DataAccessCollection.handles() returns a {handle: kind} map of everything registered. Use it for audits, logging, or to surface candidates in your own error messages:

dac.handles()
# {"warehouse": "connection", "analytics": "connection",
#  "transactions": "file", "users": "file",
#  "raw": "folder", "pg-prod": "credentials"}

Interaction with column_to_file

column_to_file is a file-specific override that takes precedence over the resolver. Its values may be either a file handle (key of the files dict) or a file path (value of the files dict); both are accepted and normalized to handles internally:

DataAccessCollection(
    files={"train": "application_train.csv", "bureau": "bureau.csv"},
    column_to_file={
        "SK_ID_CURR": "train",
        "TARGET":     "train",
        "AMT_CREDIT_SUM": "bureau",
    },
)

For columns listed in the map, the resolver short-circuits to the pinned file. For columns not listed, the regular resolver rule applies (single match binds; multiple raises and asks for data_access_handle).

See Disambiguating columns shared across multiple files for the full example.

Why this exists

Before #443, every DAC field was an unkeyed set. When two resources of the same kind were registered, Python's set iteration (PYTHONHASHSEED-dependent) decided which one the engine picked. The same pipeline could read the wrong table, wrong file, or wrong credential across processes, with no error and no signal at planning time.
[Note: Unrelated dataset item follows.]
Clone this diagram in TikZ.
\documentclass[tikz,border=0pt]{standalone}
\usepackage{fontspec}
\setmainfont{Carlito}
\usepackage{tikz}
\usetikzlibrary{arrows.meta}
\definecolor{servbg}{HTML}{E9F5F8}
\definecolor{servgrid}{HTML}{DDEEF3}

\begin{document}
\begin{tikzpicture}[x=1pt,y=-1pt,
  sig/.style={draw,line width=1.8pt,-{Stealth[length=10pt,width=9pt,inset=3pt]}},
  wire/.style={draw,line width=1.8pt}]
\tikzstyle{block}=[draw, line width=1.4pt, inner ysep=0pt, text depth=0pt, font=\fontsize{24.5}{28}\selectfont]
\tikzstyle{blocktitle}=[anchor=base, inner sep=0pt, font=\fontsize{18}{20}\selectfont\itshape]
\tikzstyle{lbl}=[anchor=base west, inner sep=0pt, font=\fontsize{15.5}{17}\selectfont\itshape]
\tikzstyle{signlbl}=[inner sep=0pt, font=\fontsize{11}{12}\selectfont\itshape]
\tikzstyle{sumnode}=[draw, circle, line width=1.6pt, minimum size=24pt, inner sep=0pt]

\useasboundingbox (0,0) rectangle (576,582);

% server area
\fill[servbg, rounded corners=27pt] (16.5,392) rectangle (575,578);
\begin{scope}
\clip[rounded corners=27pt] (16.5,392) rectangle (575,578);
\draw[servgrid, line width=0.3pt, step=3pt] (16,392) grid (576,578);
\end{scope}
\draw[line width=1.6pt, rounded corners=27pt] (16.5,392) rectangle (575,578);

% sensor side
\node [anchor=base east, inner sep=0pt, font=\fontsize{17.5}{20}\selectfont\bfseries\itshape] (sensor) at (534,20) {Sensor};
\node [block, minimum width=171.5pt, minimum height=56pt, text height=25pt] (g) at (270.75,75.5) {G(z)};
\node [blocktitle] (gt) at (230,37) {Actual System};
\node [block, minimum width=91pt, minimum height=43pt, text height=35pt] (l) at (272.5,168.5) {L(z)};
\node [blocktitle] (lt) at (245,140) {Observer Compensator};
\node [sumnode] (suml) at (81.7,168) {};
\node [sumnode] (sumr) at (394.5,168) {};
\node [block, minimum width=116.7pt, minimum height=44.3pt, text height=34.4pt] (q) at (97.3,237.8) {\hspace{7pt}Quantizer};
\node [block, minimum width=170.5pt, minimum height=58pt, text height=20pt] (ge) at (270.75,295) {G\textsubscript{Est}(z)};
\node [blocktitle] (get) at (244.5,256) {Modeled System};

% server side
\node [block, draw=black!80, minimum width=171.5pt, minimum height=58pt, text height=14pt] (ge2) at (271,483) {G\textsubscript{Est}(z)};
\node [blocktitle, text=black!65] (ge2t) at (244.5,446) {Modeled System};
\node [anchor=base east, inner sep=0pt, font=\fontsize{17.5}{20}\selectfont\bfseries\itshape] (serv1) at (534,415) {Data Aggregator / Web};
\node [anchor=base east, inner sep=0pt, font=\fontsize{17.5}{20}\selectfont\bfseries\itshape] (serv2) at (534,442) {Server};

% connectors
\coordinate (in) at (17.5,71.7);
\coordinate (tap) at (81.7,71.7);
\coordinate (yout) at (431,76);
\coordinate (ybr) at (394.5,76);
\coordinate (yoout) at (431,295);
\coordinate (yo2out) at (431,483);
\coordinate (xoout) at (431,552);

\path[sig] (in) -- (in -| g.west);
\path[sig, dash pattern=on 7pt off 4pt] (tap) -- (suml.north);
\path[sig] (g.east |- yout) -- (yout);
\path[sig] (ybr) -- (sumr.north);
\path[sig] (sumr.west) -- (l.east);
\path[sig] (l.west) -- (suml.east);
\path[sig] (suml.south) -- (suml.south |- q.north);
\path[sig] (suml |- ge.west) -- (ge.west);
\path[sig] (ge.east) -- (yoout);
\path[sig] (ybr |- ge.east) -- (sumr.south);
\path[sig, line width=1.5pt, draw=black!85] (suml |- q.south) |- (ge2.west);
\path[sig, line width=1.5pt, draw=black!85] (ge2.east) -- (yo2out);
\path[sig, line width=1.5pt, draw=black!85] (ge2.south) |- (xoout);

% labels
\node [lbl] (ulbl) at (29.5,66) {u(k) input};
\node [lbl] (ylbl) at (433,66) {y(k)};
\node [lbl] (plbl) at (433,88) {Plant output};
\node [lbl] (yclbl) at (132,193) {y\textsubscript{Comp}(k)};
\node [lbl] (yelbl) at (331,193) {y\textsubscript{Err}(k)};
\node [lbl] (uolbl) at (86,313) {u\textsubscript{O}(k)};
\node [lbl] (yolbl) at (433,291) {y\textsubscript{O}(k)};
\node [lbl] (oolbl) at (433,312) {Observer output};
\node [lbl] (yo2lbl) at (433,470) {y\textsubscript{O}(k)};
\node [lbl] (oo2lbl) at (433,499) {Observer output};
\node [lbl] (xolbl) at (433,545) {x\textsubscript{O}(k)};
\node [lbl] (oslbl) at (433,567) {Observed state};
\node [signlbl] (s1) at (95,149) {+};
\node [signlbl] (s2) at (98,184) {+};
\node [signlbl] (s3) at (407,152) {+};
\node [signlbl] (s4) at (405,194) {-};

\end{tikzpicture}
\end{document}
Named handles collapse that bug class to one invariant: if the registry has more than one entry of the requested kind and the consumer did not pass a handle, raise and list the candidates. Same rule, same error shape, regardless of field.

Common errors

  • "Handle 'X' is already registered under kind 'K'": you called add_* (or constructed the DAC) with a handle already used by another resource. Pick a different name.
  • "Handle 'X' not found for kind 'K'. Available handles of kind 'K': [...]": you set data_access_handle='X' but the DAC has no resource of that kind named X. Check the spelling or register it.
  • "Handle 'X' is registered under kind 'K1', but kind 'K2' was requested": you set data_access_handle='X', but the registry has X under a different kind. A connection consumer cannot bind to a file handle even if the names match.
  • "Ambiguous resolve for kind 'K': N candidates [...]; set 'data_access_handle' in Options to disambiguate": more than one entry of the requested kind matched. Set data_access_handle on the feature's Options to pick one, or remove the extras from the DAC.